Not wanting to troll but I'd be interested in you opinions. There is a debate raging in the UK over the cost of higher education, and where cuts can be made. Our newly-congealed government seems to be keen to have (or pretend to have) a public debate before wielding the axe. As far as I can tell from the media the options under discussion seem to be:
- - Raise tuition fees so that students must pay more in return for their degree
- Reduce the number of students
- Cut back on post-grad research (at least, that not directly sponsored by industry)
- A mix of the above
Of course, there is also the argument that higher education benefits the whole of society and that the public should stop whining and stump up. It raises a few questions on which I'd be interested to hear forummites opinions, given that demographic that seems to exist here:
- - The last government claimed that it wanted 50% of UK society to have a degree. Can you have too many graduates? At what point does the percentage of the pubic with a degree devalue the degree, if at all?

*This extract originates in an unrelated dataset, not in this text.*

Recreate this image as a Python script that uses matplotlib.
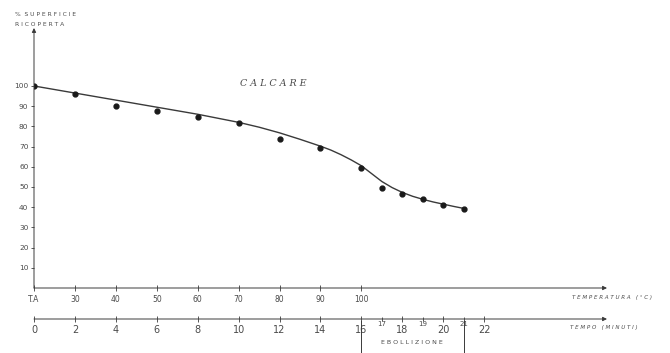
import matplotlib.pyplot as plt
from matplotlib.ticker import FixedLocator, FixedFormatter

# dati (tempo in minuti, % superficie ricoperta)
tempo_punti = [0, 2, 4, 6, 8, 10, 12, 14, 16, 17, 18, 19, 20, 21]
superficie_punti = [100, 96, 90, 87.5, 84.5, 81.5, 74, 69.5, 59.5, 49.5, 46.5, 44, 41, 39]

# curva tracciata a mano sul grafico originale
tempo_curva = [0, 2, 4, 6, 8, 10, 11, 12, 13, 14, 14.5, 15, 15.5, 16, 16.5, 17, 17.5,
               18, 18.5, 19, 19.5, 20, 20.5, 21]
superficie_curva = [100, 96.5, 93, 89.5, 86, 82, 79.6, 76.8, 73.6, 70.2, 68.3, 66, 63.4, 60.5,
                    56.6, 52.7, 49.7, 47.3, 45.4, 43.9, 42.6, 41.5, 40.4, 39.4]

temp_pos = [0, 2, 4, 6, 8, 10, 12, 14, 16]
temp_lab = ['T.A', '30', '40', '50', '60', '70', '80', '90', '100']
tempo_tick = [0, 2, 4, 6, 8, 10, 12, 14, 16, 18, 20, 22]
tempo_minor = [17, 19, 21]
y_tick = [10, 20, 30, 40, 50, 60, 70, 80, 90, 100]

ink = '#3a3a3a'
txt = '#4a4a4a'

fig = plt.figure(figsize=(6.7, 3.53), dpi=100)
fig.patch.set_facecolor('white')
W, H = 670, 353
ax = fig.add_axes([34 / W, 65 / H, 573 / W, 260 / H])
ax.set_xlim(0, 28)
ax.set_ylim(0, 128.7)
for s in ax.spines.values():
    s.set_visible(False)

ax.plot(tempo_curva, superficie_curva, color=ink, lw=1.0)
ax.plot(tempo_punti, superficie_punti, 'o', color='#1a1a1a', ms=3.5)

# assi con frecce
arr = dict(arrowstyle='-|>', lw=0.7, color=ink, mutation_scale=6, shrinkA=0, shrinkB=0)
ax.annotate('', xy=(0, 1), xytext=(0, 0), xycoords='axes fraction', arrowprops=arr)
ax.annotate('', xy=(1, 0), xytext=(0, 0), xycoords='axes fraction', arrowprops=arr)
y_tempo = -31 / 260
ax.annotate('', xy=(1, y_tempo), xytext=(0, y_tempo), xycoords='axes fraction',
            arrowprops=arr, annotation_clip=False)

# asse temperatura
ax.xaxis.set_major_locator(FixedLocator(temp_pos))
ax.xaxis.set_major_formatter(FixedFormatter(temp_lab))
ax.tick_params(axis='x', direction='inout', length=4, width=0.6, color=ink,
               labelsize=5.5, labelcolor=txt, pad=3)
ax.set_yticks(y_tick)
ax.set_yticklabels([str(v) for v in y_tick])
ax.tick_params(axis='y', direction='out', length=2.5, width=0.6, color=ink,
               labelsize=5.3, labelcolor=txt, pad=1.5)

# asse tempo
sec = ax.secondary_xaxis(y_tempo)
sec.spines['bottom'].set_visible(False)
sec.set_xticks(tempo_tick)
sec.set_xticklabels([str(v) for v in tempo_tick])
sec.xaxis.set_minor_locator(FixedLocator(tempo_minor))
sec.xaxis.set_minor_formatter(FixedFormatter([str(v) for v in tempo_minor]))
sec.tick_params(axis='x', which='major', direction='inout', length=4, width=0.6,
                color=ink, labelsize=7, labelcolor=txt, pad=2)
sec.tick_params(axis='x', which='minor', direction='inout', length=3, width=0.6,
                color=ink, labelsize=5, labelcolor=txt, pad=0)

# etichette
lab = dict(fontsize=4, style='italic', color=txt, family='DejaVu Sans')
fig.text(572 / W, 1 - 297 / H, 'T E M P E R A T U R A   ( ° C )', va='center', **lab)
fig.text(570 / W, 1 - 328 / H, 'T E M P O   ( M I N U T I )', va='center', **lab)
fig.text(15 / W, 1 - 14 / H, '%  S U P E R F I C I E', va='center', fontsize=4.3, color=txt)
fig.text(15 / W, 1 - 24 / H, 'R I C O P E R T A', va='center', fontsize=4.3, color=txt)
fig.text(240 / W, 1 - 84 / H, 'C A L C A R E', va='center', fontsize=6.8, style='italic',
         family='DejaVu Serif', color=txt)
fig.text(412 / W, 1 - 343 / H, 'E B O L L I Z I O N E', va='center', ha='center',
         fontsize=4.5, color=txt)
for t in [16, 21]:
    ax.plot([t, t], [-16.5, -32], color=ink, lw=0.7, clip_on=False)

fig.savefig('out.png', dpi=100, facecolor='white')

- What is a university degree for? Is it a route into a job, a route to advancing the industrial and economic strength of a country or the basis for advancing human society through pure research? Can one course satisfy all of these?
- Is there room for vocational qualifications these days? The UK used to have a system where those looking for a route to a job would get a vocational qualification from a Polytechnic, whereas those looking to go into research would go for a university degree. Or, at least, that was the idea. I gather that what happened was that the Poly's were seen as second-class to the uni's and everyone wanted a degree. The system was falling apart before I jumped into the higher-education ocean. Is this inevitable?
- I'm an astrophysicist, a cosmologist. It has no direct benefit to society that I can see - you can't make anything with it, sell it or kill anyone with it. I know there are spin-offs but the direct work is purely for academic interest, so I've never figured out how to earn a living in this and have to hold down a day job. Is this inevitable? How many non-productive, purely academic researchers can society afford, and how many should we pay for to ensure the health of basic human knowledge?
- How relevant are these questions around the rest of the world?